REQUIREMENT
Quote every line as written. Omit pictures.

----------------------------------------

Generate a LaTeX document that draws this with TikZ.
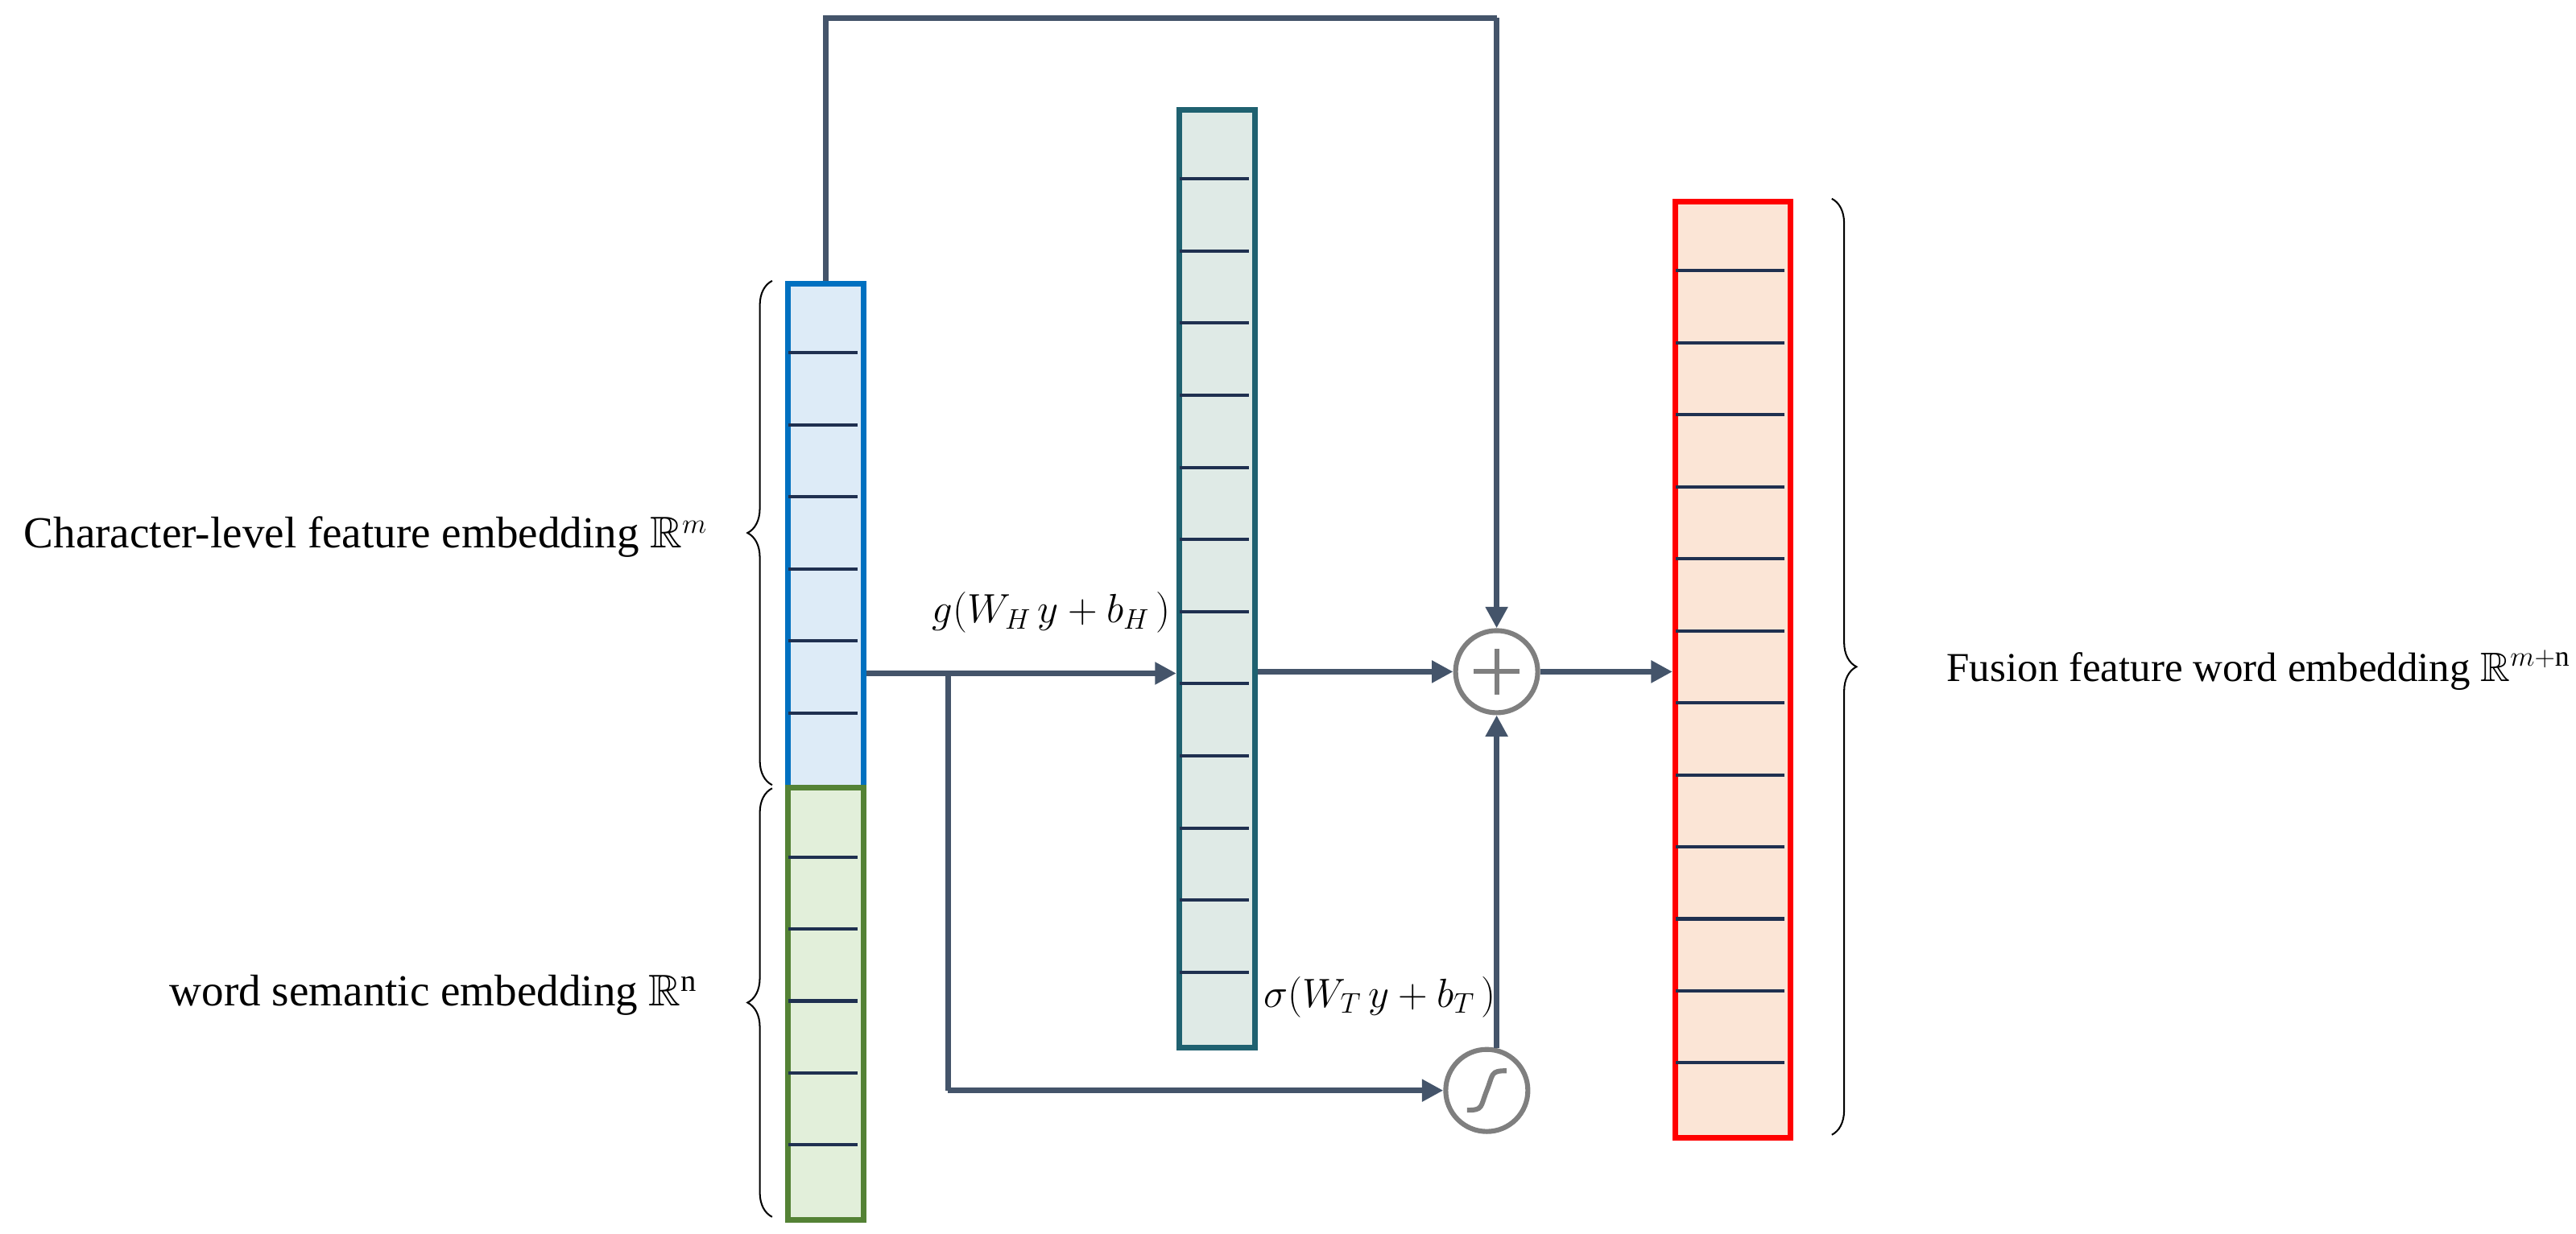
\documentclass[tikz,border=0pt]{standalone}
\usepackage{amssymb}
\usepackage{fontspec}
\setmainfont{Liberation Serif}
\usetikzlibrary{decorations.pathreplacing,arrows.meta}
\definecolor{arr}{HTML}{44546A}
\definecolor{cellln}{HTML}{1F3050}
\definecolor{bluebd}{HTML}{0070C0}\definecolor{bluefl}{HTML}{DDEBF7}
\definecolor{grnbd}{HTML}{548235}\definecolor{grnfl}{HTML}{E2EFDA}
\definecolor{tealbd}{HTML}{1F6170}\definecolor{tealfl}{HTML}{DFEAE6}
\definecolor{redbd}{HTML}{FF0000}\definecolor{redfl}{HTML}{FBE5D6}
\definecolor{circ}{HTML}{7F7F7F}
\begin{document}
\begin{tikzpicture}[x=1pt,y=-1pt,
  col/.style={draw,line width=3.5pt,inner sep=0pt,anchor=north west},
  conn/.style={draw=arr,line width=3.5pt,-{Triangle[length=13pt,width=13pt]}},
  line/.style={draw=arr,line width=3.5pt},
  op/.style={circle,draw=circ,line width=3pt,minimum size=50pt,inner sep=0pt,fill=white},
  lbl/.style={font=\fontsize{27}{31}\selectfont},
  brace/.style={decorate,decoration={brace,amplitude=15pt},line width=1pt}]
\useasboundingbox (0,0) rectangle (1568,751);
% columns
\node[col,draw=bluebd,fill=bluefl,minimum width=46pt,minimum height=307pt] (blue) at (478,171) {};
\node[col,draw=grnbd,fill=grnfl,minimum width=46pt,minimum height=263pt] (green) at (478,478) {};
\node[col,draw=tealbd,fill=tealfl,minimum width=46pt,minimum height=571pt] (teal) at (716,65) {};
\node[col,draw=redbd,fill=redfl,minimum width=70pt,minimum height=570pt] (red) at (1018,121) {};
\foreach \i in {1,...,6} \draw[cellln,line width=2pt] (480,171+\i*43.86) -- (522,171+\i*43.86);
\foreach \i in {1,...,5} \draw[cellln,line width=2pt] (480,478+\i*43.83) -- (522,478+\i*43.83);
\foreach \i in {1,...,12} \draw[cellln,line width=2pt] (718,65+\i*43.92) -- (760,65+\i*43.92);
\foreach \i in {1,...,12} \draw[cellln,line width=2pt] (1020,121+\i*43.85) -- (1086,121+\i*43.85);
% operators
\node[op] (plus) at (911,409) {};
\draw[circ,line width=3pt] (plus.center) ++(-14,0) -- ++(28,0) (plus.center) ++(0,-14) -- ++(0,28);
\node[op] (sig) at (905,664) {};
\draw[circ,line width=3pt] (sig.center) ++(-12,12) .. controls ++(10,0) and ++(-4,10) .. ++(12,-12) .. controls ++(4,-10) and ++(-10,0) .. ++(12,-12);
% connectors
\coordinate (top1) at (501,11);
\coordinate (top2) at (911,11);
\coordinate (br) at (577,410);
\draw[line] (blue.north) -- (blue.north |- top1) -- (top2);
\draw[conn] (top2) -- (plus.north);
\draw[conn] (blue.east |- br) -- (teal.west |- br);
\draw[line] (br) -- (br |- sig);
\draw[conn] (br |- sig) -- (sig.west);
\draw[conn] (teal.east |- plus) -- (plus.west);
\draw[conn] (911,638) -- (plus.south);
\draw[conn] (plus.east) -- (red.west |- plus);
% labels
\node[lbl] (gl) at (640,373) {$g(W_{H}\,y+b_{H}\,)$};
\node[lbl] (sl) at (840,607) {$\sigma(W_{T}\,y+b_{T}\,)$};
\draw[brace] (470,478) -- (470,171) coordinate[midway] (b1);
\draw[brace] (470,741) -- (470,480) coordinate[midway] (b2);
\draw[brace] (1115,121) -- (1115,691) coordinate[midway] (b3);
\node[lbl,anchor=east] (t1) at (434,327) {Character-level feature embedding $\mathbb{R}^{m}$};
\node[lbl,anchor=east] (t2) at (428,606) {word semantic embedding $\mathbb{R}^{\mathrm{n}}$};
\node[lbl,anchor=east,font=\fontsize{25}{29}\selectfont] (t3) at (1568,408) {Fusion feature word embedding $\mathbb{R}^{m+\mathrm{n}}$};
\end{tikzpicture}
\end{document}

----------------------------------------

SOLUTION BELOW
Generate a LaTeX document that draws this with TikZ.
\documentclass[tikz,border=0pt]{standalone}
\usepackage{amssymb}
\usepackage{fontspec}
\setmainfont{Liberation Serif}
\usetikzlibrary{decorations.pathreplacing,arrows.meta}
\definecolor{arr}{HTML}{44546A}
\definecolor{cellln}{HTML}{1F3050}
\definecolor{bluebd}{HTML}{0070C0}\definecolor{bluefl}{HTML}{DDEBF7}
\definecolor{grnbd}{HTML}{548235}\definecolor{grnfl}{HTML}{E2EFDA}
\definecolor{tealbd}{HTML}{1F6170}\definecolor{tealfl}{HTML}{DFEAE6}
\definecolor{redbd}{HTML}{FF0000}\definecolor{redfl}{HTML}{FBE5D6}
\definecolor{circ}{HTML}{7F7F7F}
\begin{document}
\begin{tikzpicture}[x=1pt,y=-1pt,
  col/.style={draw,line width=3.5pt,inner sep=0pt,anchor=north west},
  conn/.style={draw=arr,line width=3.5pt,-{Triangle[length=13pt,width=13pt]}},
  line/.style={draw=arr,line width=3.5pt},
  op/.style={circle,draw=circ,line width=3pt,minimum size=50pt,inner sep=0pt,fill=white},
  lbl/.style={font=\fontsize{27}{31}\selectfont},
  brace/.style={decorate,decoration={brace,amplitude=15pt},line width=1pt}]
\useasboundingbox (0,0) rectangle (1568,751);
% columns
\node[col,draw=bluebd,fill=bluefl,minimum width=46pt,minimum height=307pt] (blue) at (478,171) {};
\node[col,draw=grnbd,fill=grnfl,minimum width=46pt,minimum height=263pt] (green) at (478,478) {};
\node[col,draw=tealbd,fill=tealfl,minimum width=46pt,minimum height=571pt] (teal) at (716,65) {};
\node[col,draw=redbd,fill=redfl,minimum width=70pt,minimum height=570pt] (red) at (1018,121) {};
\foreach \i in {1,...,6} \draw[cellln,line width=2pt] (480,171+\i*43.86) -- (522,171+\i*43.86);
\foreach \i in {1,...,5} \draw[cellln,line width=2pt] (480,478+\i*43.83) -- (522,478+\i*43.83);
\foreach \i in {1,...,12} \draw[cellln,line width=2pt] (718,65+\i*43.92) -- (760,65+\i*43.92);
\foreach \i in {1,...,12} \draw[cellln,line width=2pt] (1020,121+\i*43.85) -- (1086,121+\i*43.85);
% operators
\node[op] (plus) at (911,409) {};
\draw[circ,line width=3pt] (plus.center) ++(-14,0) -- ++(28,0) (plus.center) ++(0,-14) -- ++(0,28);
\node[op] (sig) at (905,664) {};
\draw[circ,line width=3pt] (sig.center) ++(-12,12) .. controls ++(10,0) and ++(-4,10) .. ++(12,-12) .. controls ++(4,-10) and ++(-10,0) .. ++(12,-12);
% connectors
\coordinate (top1) at (501,11);
\coordinate (top2) at (911,11);
\coordinate (br) at (577,410);
\draw[line] (blue.north) -- (blue.north |- top1) -- (top2);
\draw[conn] (top2) -- (plus.north);
\draw[conn] (blue.east |- br) -- (teal.west |- br);
\draw[line] (br) -- (br |- sig);
\draw[conn] (br |- sig) -- (sig.west);
\draw[conn] (teal.east |- plus) -- (plus.west);
\draw[conn] (911,638) -- (plus.south);
\draw[conn] (plus.east) -- (red.west |- plus);
% labels
\node[lbl] (gl) at (640,373) {$g(W_{H}\,y+b_{H}\,)$};
\node[lbl] (sl) at (840,607) {$\sigma(W_{T}\,y+b_{T}\,)$};
\draw[brace] (470,478) -- (470,171) coordinate[midway] (b1);
\draw[brace] (470,741) -- (470,480) coordinate[midway] (b2);
\draw[brace] (1115,121) -- (1115,691) coordinate[midway] (b3);
\node[lbl,anchor=east] (t1) at (434,327) {Character-level feature embedding $\mathbb{R}^{m}$};
\node[lbl,anchor=east] (t2) at (428,606) {word semantic embedding $\mathbb{R}^{\mathrm{n}}$};
\node[lbl,anchor=east,font=\fontsize{25}{29}\selectfont] (t3) at (1568,408) {Fusion feature word embedding $\mathbb{R}^{m+\mathrm{n}}$};
\end{tikzpicture}
\end{document}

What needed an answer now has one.